とくにMay.Jはカバー曲としての「レット・イット・ゴー~ありのままで~」があまりに認知されたため、”他人の曲でふんどしをとる歌手”というネガティブなイメージが誹謗中傷に拍車をかけてしまった。お笑い芸人のたむらけんじはかつてある番組内で「オリジナル曲はどれやねん」と言ってMay.J自身がそれに反応するなど騒動にまで発展するなど、とくにバックラッシュの大きかった歌手だと記憶している。

近年はYoutubeで自然体な姿を出しながら、歌手活動も積極的に行っており、特に去年リリースされたアルバム「Silver Lining」はYahyelの篠田ミルがプロデュースしており、オルタナティブで非常に洗練されたハイクオリティでかつての「カラオケ女王」の面影はこのアルバムでは一切感じられなかった。

おそらくこの「Silver Lining」を聴いて、カラオケ女王だとか、「沁みない」という言葉を用いて批判する人は少ないはずだ。つまり、「沁みる」というのは本質的な部分ではなく、明らかに”ガワ”の部分だけを切り取った評価にすぎないということだ。抑えたトーンでサビもわかりづらい”とっつきにくい”作品は「本物」だと感じ、他人の曲を歌うと「薄っぺらく」感じる。そして、島谷ひとみをみたときに、他人の曲を歌う以外にノブには見えていないのだ。

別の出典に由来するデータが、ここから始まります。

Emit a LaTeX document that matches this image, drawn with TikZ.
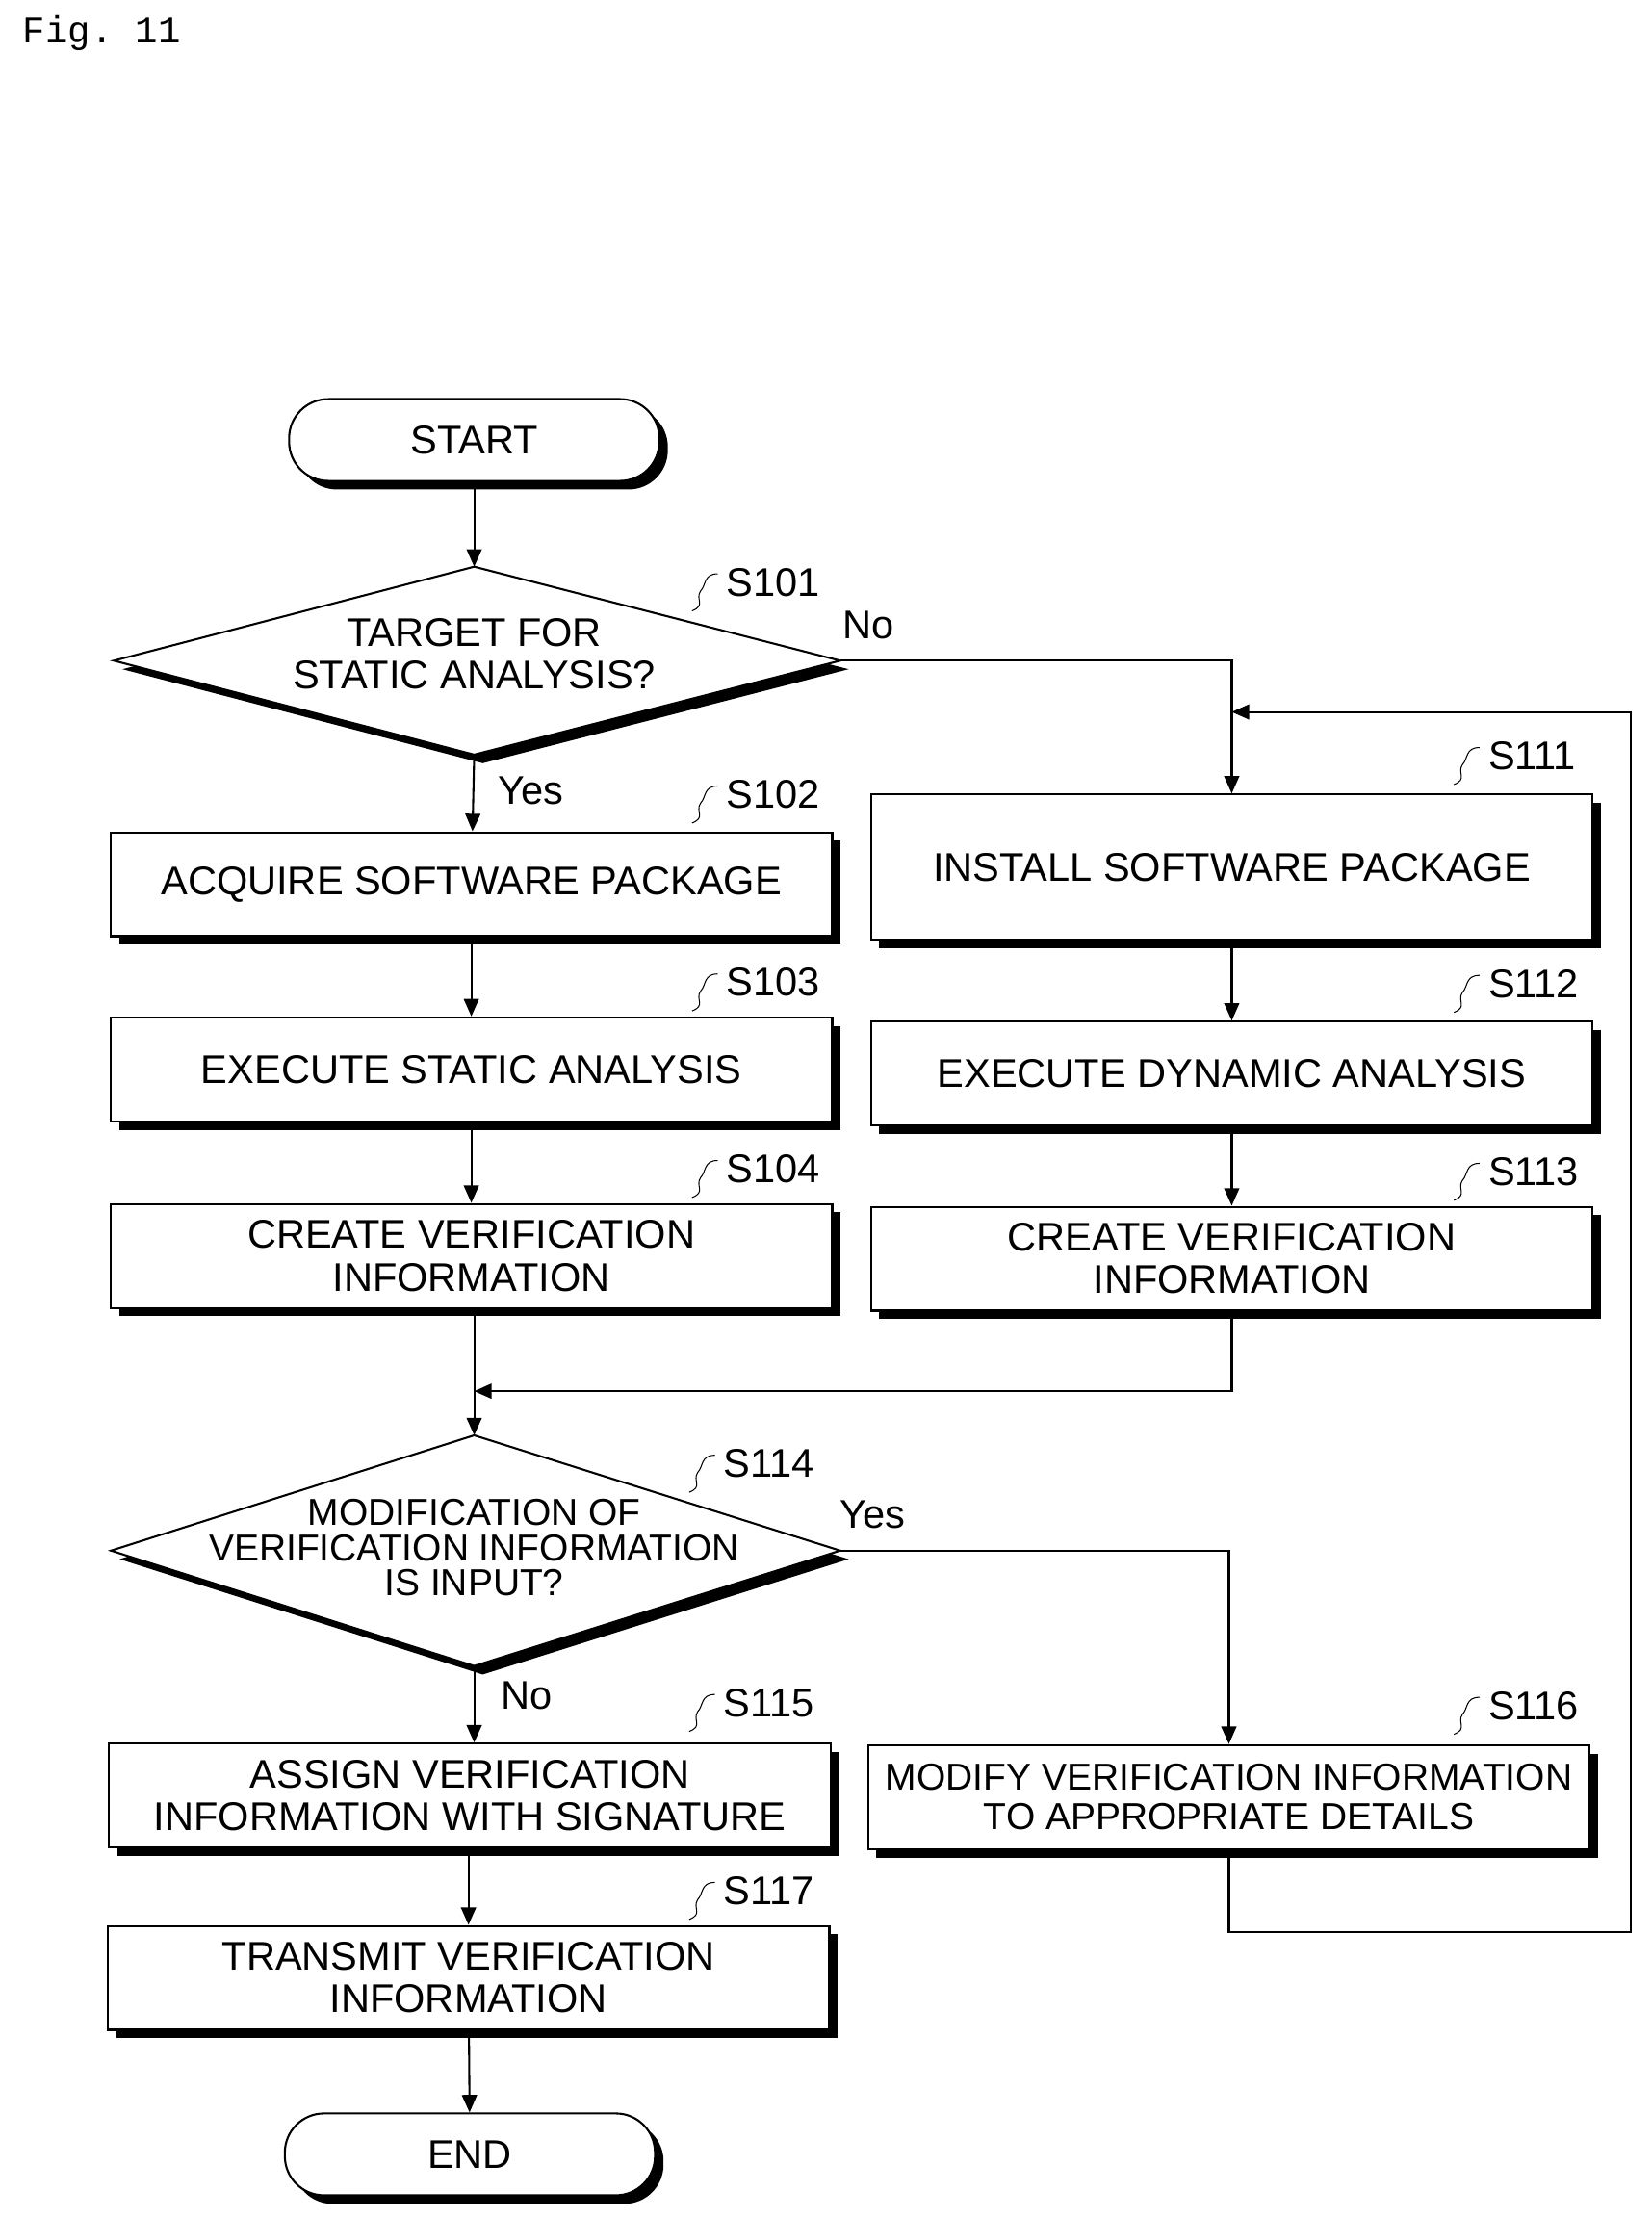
\documentclass[tikz,border=0pt]{standalone}
\usepackage{fontspec}
\setmainfont{Liberation Sans}
\setmonofont{Liberation Mono}
\usetikzlibrary{shadows,arrows.meta}
\begin{document}
\begin{tikzpicture}[x=0.02cm,y=-0.02cm,
  font=\fontsize{16}{17}\selectfont,
  shd/.style={drop shadow={shadow xshift=0.12cm,shadow yshift=-0.12cm,fill=black,opacity=1}},
  box/.style={draw,thick,fill=white,shd,minimum width=10.14cm,minimum height=1.46cm,align=center,inner sep=2pt},
  term/.style={draw,thick,fill=white,shd,rounded corners=0.55cm,minimum width=5.2cm,minimum height=1.15cm},
  lbl/.style={font=\fontsize{16}{17}\selectfont},
  arr/.style={thick,-{Triangle[length=7pt,width=6pt]}},
  ln/.style={thick}]
\useasboundingbox (0,0) rectangle (1160,1557);
\node[font=\ttfamily\fontsize{15}{16}\selectfont,anchor=west] (fig) at (10,23) {Fig. 11};

\node[term] (start) at (333,309) {START};
% diamond 1
\coordinate (d1t) at (333,398); \coordinate (d1b) at (333,530);
\coordinate (d1l) at (80,464); \coordinate (d1r) at (590,464);
\draw[thick,fill=white,shd] (d1t)--(d1r)--(d1b)--(d1l)--cycle;
\node[align=center] (d1) at (333,459) {TARGET FOR\\STATIC ANALYSIS?};

\node[box] (s102) at (331,621) {ACQUIRE SOFTWARE PACKAGE};
\node[box] (s103) at (331,751) {EXECUTE STATIC ANALYSIS};
\node[box] (s104) at (331,882) {CREATE VERIFICATION\\INFORMATION};
\node[box,minimum height=2.04cm] (s111) at (865,609) {INSTALL SOFTWARE PACKAGE};
\node[box] (s112) at (865,754) {EXECUTE DYNAMIC ANALYSIS};
\node[box] (s113) at (865,884) {CREATE VERIFICATION\\INFORMATION};

\coordinate (d2t) at (333,1008); \coordinate (d2b) at (333,1170);
\coordinate (d2l) at (78,1089); \coordinate (d2r) at (590,1089);
\draw[thick,fill=white,shd] (d2t)--(d2r)--(d2b)--(d2l)--cycle;
\node[align=center,inner sep=0pt,font=\fontsize{15}{14}\selectfont] (d2) at (333,1087) {MODIFICATION OF\\VERIFICATION INFORMATION\\IS INPUT?};

\node[box] (s115) at (330,1261) {ASSIGN VERIFICATION\\INFORMATION WITH SIGNATURE};
\node[box,font=\fontsize{15}{16}\selectfont] (s116) at (863,1262) {MODIFY VERIFICATION INFORMATION\\TO APPROPRIATE DETAILS};
\node[box] (s117) at (329,1389) {TRANSMIT VERIFICATION\\INFORMATION};
\node[term] (end) at (330,1513) {END};

% connectors
\draw[arr] (start) -- (d1t);
\draw[arr] (d1b) -- (s102);
\draw[arr] (s102) -- (s103);
\draw[arr] (s103) -- (s104);
\draw[arr] (d1r) -| (s111.north);
\draw[arr] (s111) -- (s112);
\draw[arr] (s112) -- (s113);
\coordinate (m) at (333,977);
\draw[arr] (s113.south) |- (m);
\draw[arr] (s104.south -| d2t) -- (d2t);
\draw[arr] (d2b) -- (s115.north -| d2b);
\draw[arr] (d2r) -| (s116.north);
\draw[arr] (s115.south -| s117.north) -- (s117);
\draw[arr] (s117) -- (end);
\coordinate (lp1) at (1145,1357); \coordinate (lp2) at (1145,500); \coordinate (lp3) at (865,500);
\draw[arr] (s116.south) |- (lp1) -- (lp2) -- (lp3);

% labels
\node[lbl] (yes1) at (373,555) {Yes};
\node[lbl] (no1) at (610,439) {No};
\node[lbl] (yes2) at (613,1064) {Yes};
\node[lbl] (no2) at (370,1191) {No};
\foreach \n/\x/\y in {S101/540/409,S102/540/558,S103/540/690,S104/540/821,S111/1075/531,S112/1075/691,S113/1075/823,S114/538/1028,S115/538/1196,S116/1075/1198,S117/538/1328}{
  \node[lbl,anchor=west] (l\n) at (\x-36,\y) {\n};
  \draw[thin] (\x-36,\y-6) .. controls (\x-46,\y-6) and (\x-44,\y+2) .. (\x-48,\y+6) .. controls (\x-52,\y+12) and (\x-44,\y+16) .. (\x-54,\y+20);
}
\end{tikzpicture}
\end{document}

彼女がリリースした過去の作品やオリジナル楽曲は(残念ながら)ノブには届いておらず、タレントの側面が強くこういったバラエティ要素の強い番組には出演してしっかりとカラオケしてくれる様は「沁みない」といっても差し支えない程度だと見積もっている。

お笑いと世間の感覚

特に結論として誰が沁みるのか沁みないのかを争点にしたいわけではない。ただ、ノブの「沁みん」をひどい言葉だと片付けるのもいささかもったいない気がする(ファンの方々には大変申し訳ないが)。なによりまず彼女の気さくな性格と、良い意味で飾らないファッションスタイルとステージングはより高尚なアーティストから降りて身近な存在として機能する分、逆手に取った笑いにもどうしても接続されてしまうことがある。そしてなにより千鳥という今若者から絶大なる信頼をおかれ、そしてだれよりも素人や笑いのプロでないタレントの機微を見つけてはそれを指摘し笑いに変える「相席食堂」に代表されるような隻眼と圧倒的な笑いのロジックを持つ彼らがその微妙な使い分けを行うさまは、見ていて非常に参考になる部分が大きいと思うのだ。彼らは私たちが全く納得できない悪口は言わない。鬼レンチャンに出演している人たちを見ても、それを快く受け入れてくれるであろう人たちが名を連ねていることからも、その微妙な塩梅というものがYoutuberにはなく、テレビ番組に存在するノウハウと呼ぶべきものだと思っている。